EL QUINTO PATIO

CAROLINA VÁSQUEZ ARAYA

La política es cosa de adultos. Esto lo hemos escuchado, lo hemos repetido en cuanto la edad nos lo permitió y se fue instalando en la mente como un axioma, una verdad inmutable a la cual no podremos sustraernos jamás. El ejercicio político, la toma de decisiones que a todos afectan y ese poder cuyas dimensiones nos escapan por misteriosas e inmesurables, son cual una red invisible que nos atrapa y nos somete.


Quizá por eso una gran parte de la juventud no se siente invitada a participar, ingresar a un partido le parece algo de la prehistoria y ve el destino de su país como un asunto de karma o algo así como la inevitabilidad del destino. Un pequeño segmento, sin embargo, lucha por obtener un espacio en este mundo que ya tiene compradas —o vendidas— las mejores parcelas.

Las estadísticas varían de acuerdo a la fuente de información. Unos dicen que la población menor de 25 años sobrepasa el 60 por ciento. Otros le dan más del 70, pero da lo mismo porque son más de la mitad, y eso es mayoría aquí y en cualquier lugar del mundo. Entonces, se supone que los gobiernos deberían enfocar sus políticas en hacer de esa mayoría un contingente de personas sanas, educadas, responsables y con las herramientas físicas, intelectuales y psicológicas para tomar la estafeta en el momento preciso.

Nada de eso. La niñez y la juventud guatemaltecas sufren algo que se podría llamar “abuso permanente y prolongado perpetrado por el Estado y sus correspondientes aliados políticos”. Lo que sucede en el país es responsabilidad de todos y esa frase, aunque ya transformada en cliché, es la realidad llana. Esos jóvenes delincuentes que llenan las cárceles, algunos de ellos capaces de cometer los más perversos actos de crueldad contra personas inocentes, son también víctimas de las políticas de quienes se dicen demócratas, esas que son cosa de adultos.

Hoy la ciudadanía se debate en una tremenda incertidumbre sobre el destino del país. Las elecciones están a menos de un mes y muy pocos están seguros del porvenir, porque ni siquiera saben si van a votar. Los candidatos se distinguen por la mediocridad de sus propuestas, la banalidad de sus discursos huecos y sin contenido, dirigidos a la masa tradicional de votantes seguros. Pero ¿qué sucede con esa más de la mitad, impotente, abandonada y despreciada por los contendientes debido a su poca incidencia en las votaciones?

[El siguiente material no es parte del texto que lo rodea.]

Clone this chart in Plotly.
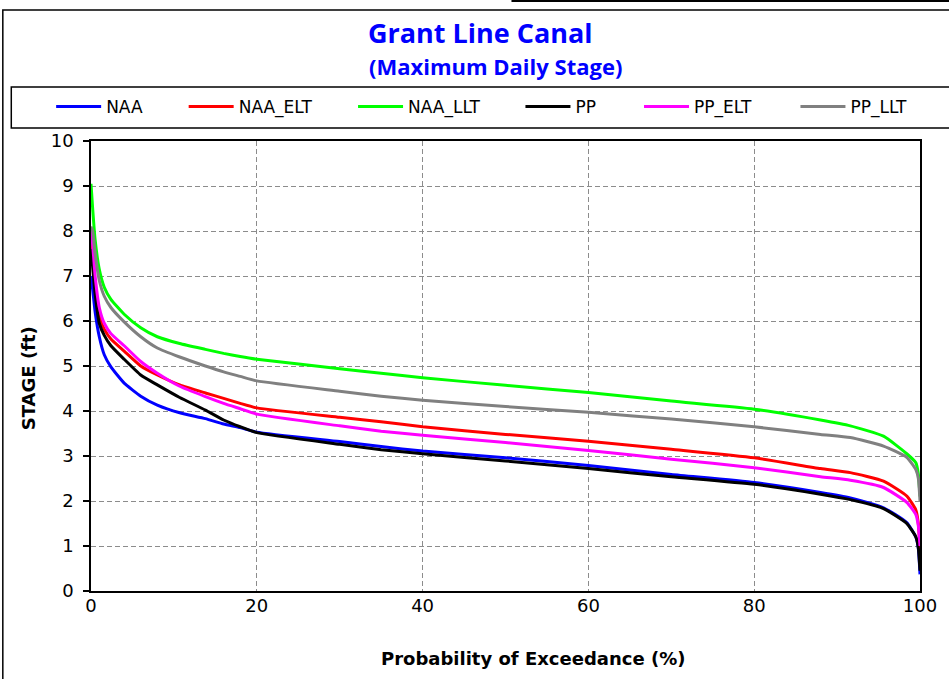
import plotly.graph_objects as go

# ---- data ----
exceedance = [0, 0.2, 0.5, 1, 1.6, 2.4, 4, 6, 8, 10.7, 13.8, 16, 18, 20, 30, 35, 40,
              50, 60, 70, 80, 88, 91.6, 95.6, 98.4, 99.5, 99.8, 100]

naa     = [7.0, 6.7, 6.2, 5.65, 5.25, 4.98, 4.62, 4.33, 4.13, 3.96, 3.83, 3.71, 3.63, 3.53, 3.32, 3.21, 3.11,
           2.96, 2.79, 2.59, 2.41, 2.19, 2.07, 1.85, 1.52, 1.2, 0.95, 0.37]
naa_elt = [7.9, 7.5, 6.8, 6.1, 5.82, 5.6, 5.33, 5.0, 4.8, 4.58, 4.4, 4.28, 4.17, 4.07, 3.86, 3.76, 3.65,
           3.48, 3.33, 3.15, 2.96, 2.72, 2.63, 2.44, 2.11, 1.8, 1.5, 0.93]
naa_llt = [9.05, 8.5, 7.8, 7.15, 6.75, 6.48, 6.15, 5.85, 5.65, 5.5, 5.37, 5.28, 5.21, 5.15, 4.94, 4.84, 4.74,
           4.57, 4.41, 4.22, 4.04, 3.80, 3.67, 3.44, 3.05, 2.85, 2.6, 2.1]
pp      = [7.6, 7.2, 6.6, 5.95, 5.68, 5.45, 5.15, 4.8, 4.58, 4.3, 4.02, 3.8, 3.65, 3.52, 3.26, 3.14, 3.05,
           2.89, 2.72, 2.54, 2.37, 2.15, 2.03, 1.83, 1.50, 1.2, 0.95, 0.45]
pp_elt  = [8.05, 7.7, 7.0, 6.3, 5.95, 5.72, 5.45, 5.1, 4.84, 4.55, 4.32, 4.17, 4.05, 3.93, 3.67, 3.55, 3.46,
           3.30, 3.12, 2.93, 2.74, 2.54, 2.46, 2.30, 1.97, 1.7, 1.45, 1.0]
pp_llt  = [8.1, 8.0, 7.5, 6.9, 6.55, 6.3, 5.98, 5.65, 5.4, 5.2, 5.0, 4.87, 4.77, 4.67, 4.44, 4.33, 4.24,
           4.10, 3.97, 3.82, 3.65, 3.48, 3.41, 3.22, 2.97, 2.7, 2.5, 2.0]

series_names = ["NAA", "NAA_ELT", "NAA_LLT", "PP", "PP_ELT", "PP_LLT"]
series_values = [naa, naa_elt, naa_llt, pp, pp_elt, pp_llt]
series_colors = ["#0000FF", "#FF0000", "#00FF00", "#000000", "#FF00FF", "#808080"]

x_ticks = [0, 20, 40, 60, 80, 100]
y_ticks = list(range(0, 11))

# ---- layout geometry (screen pixels; page body margin removed in post_script) ----
W, H = 949, 679
L, R, T, B = 91, 923, 141, 591


def px(xs):
    return (xs - L) / (R - L)


def py(ys):
    return (B - ys) / (B - T)


legend_text_starts = [106, 239, 409, 577, 696, 853]
ITEMW = 45

fig = go.Figure()
layout_legends = {}
for i, (name, vals, col) in enumerate(zip(series_names, series_values, series_colors)):
    key = "legend" if i == 0 else f"legend{i + 1}"
    fig.add_trace(go.Scatter(
        x=exceedance, y=vals, mode="lines", name=name,
        line=dict(color=col, width=3, shape="spline", smoothing=0.5),
        legend=key,
    ))
    layout_legends[key] = dict(
        x=px(legend_text_starts[i] - ITEMW - 10), xanchor="left",
        y=py(107), yanchor="middle",
        orientation="h", bgcolor="rgba(0,0,0,0)", borderwidth=0,
        font=dict(family="DejaVu Sans", size=17, color="#000000"),
        itemwidth=ITEMW, tracegroupgap=0,
    )

grid = dict(showgrid=True, gridcolor="#8c8c8c", gridwidth=1, griddash="5px,3px")

fig.update_layout(
    width=W, height=H,
    margin=dict(l=L, r=W - R, t=T, b=H - B, pad=0),
    paper_bgcolor="white", plot_bgcolor="white",
    showlegend=True,
    xaxis=dict(range=[0, 100], tickvals=x_ticks, ticks="", showline=True, linecolor="#000000",
               linewidth=1.5, mirror=True, zeroline=False, ticklabelstandoff=-2,
               tickfont=dict(family="DejaVu Sans", size=18, color="#000000"), **grid),
    yaxis=dict(range=[0, 10], tickvals=y_ticks, ticks="outside", ticklen=6, tickwidth=1.5,
               tickcolor="#000000", showline=True, linecolor="#000000", linewidth=1.5,
               mirror=True, zeroline=False, ticklabelstandoff=6,
               tickfont=dict(family="DejaVu Sans", size=18, color="#000000"), **grid),
    **layout_legends,
)

shapes = [
    # outer chart frame
    dict(type="rect", xref="paper", yref="paper", x0=px(2.5), x1=px(970), y0=py(710), y1=py(10),
         line=dict(color="#000000", width=1.5), layer="below"),
    # neighbouring frame edge at top right
    dict(type="line", xref="paper", yref="paper", x0=px(513), x1=px(970), y0=py(1), y1=py(1),
         line=dict(color="#000000", width=2)),
    # legend box
    dict(type="rect", xref="paper", yref="paper", x0=px(11), x1=px(970), y0=py(128), y1=py(87),
         line=dict(color="#000000", width=1.5)),
]
fig.update_layout(shapes=shapes)

annotations = [
    dict(text="<b>Grant Line Canal</b>", x=px(482), y=py(32), xref="paper", yref="paper",
         xanchor="center", yanchor="middle", showarrow=False,
         font=dict(family="Open Sans", size=27, color="#0000FF")),
    dict(text="<b>(Maximum Daily Stage)</b>", x=px(497), y=py(66), xref="paper", yref="paper",
         xanchor="center", yanchor="middle", showarrow=False,
         font=dict(family="Open Sans", size=22, color="#0000FF")),
    dict(text="<b>Probability of Exceedance (%)</b>", x=px(535), y=py(658), xref="paper", yref="paper",
         xanchor="center", yanchor="middle", showarrow=False,
         font=dict(family="DejaVu Sans", size=18, color="#000000")),
    dict(text="<b>STAGE (ft)</b>", x=px(28), y=py(378), xref="paper", yref="paper",
         xanchor="center", yanchor="middle", showarrow=False, textangle=-90,
         font=dict(family="DejaVu Sans", size=18, color="#000000")),
]
fig.update_layout(annotations=annotations)

fig.write_html("out.html",
               config={"displayModeBar": False},
               post_script="document.body.style.margin='0';document.body.style.overflow='hidden';")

Volvamos al cliché: “los niños son el futuro de Guatemala”. Pero ese futuro muestra los devastadores signos de la denutrición crónica que les ha clausurado —probablemente para siempre— la capacidad de pensar. Ese futuro que nunca pudo ir a la escuela porque cuando lo intentó le quitaron la alimentación para financiar campañas. Ese futuro quizá hubiera logrado progresar en los institutos vocacionales que algún presidente torpe y ambicioso eliminó por intereses de élite.

Entonces, es preciso revisar si la política es cosa de adultos o si para salvar al país no sería mejor abrir esas compuertas a la participación de niñas, niños y jóvenes cuya visión de una mejor nación probablemente será mucho más lúcida e inteligente que aquella de los políticos venales, codiciosos y corruptos de hoy.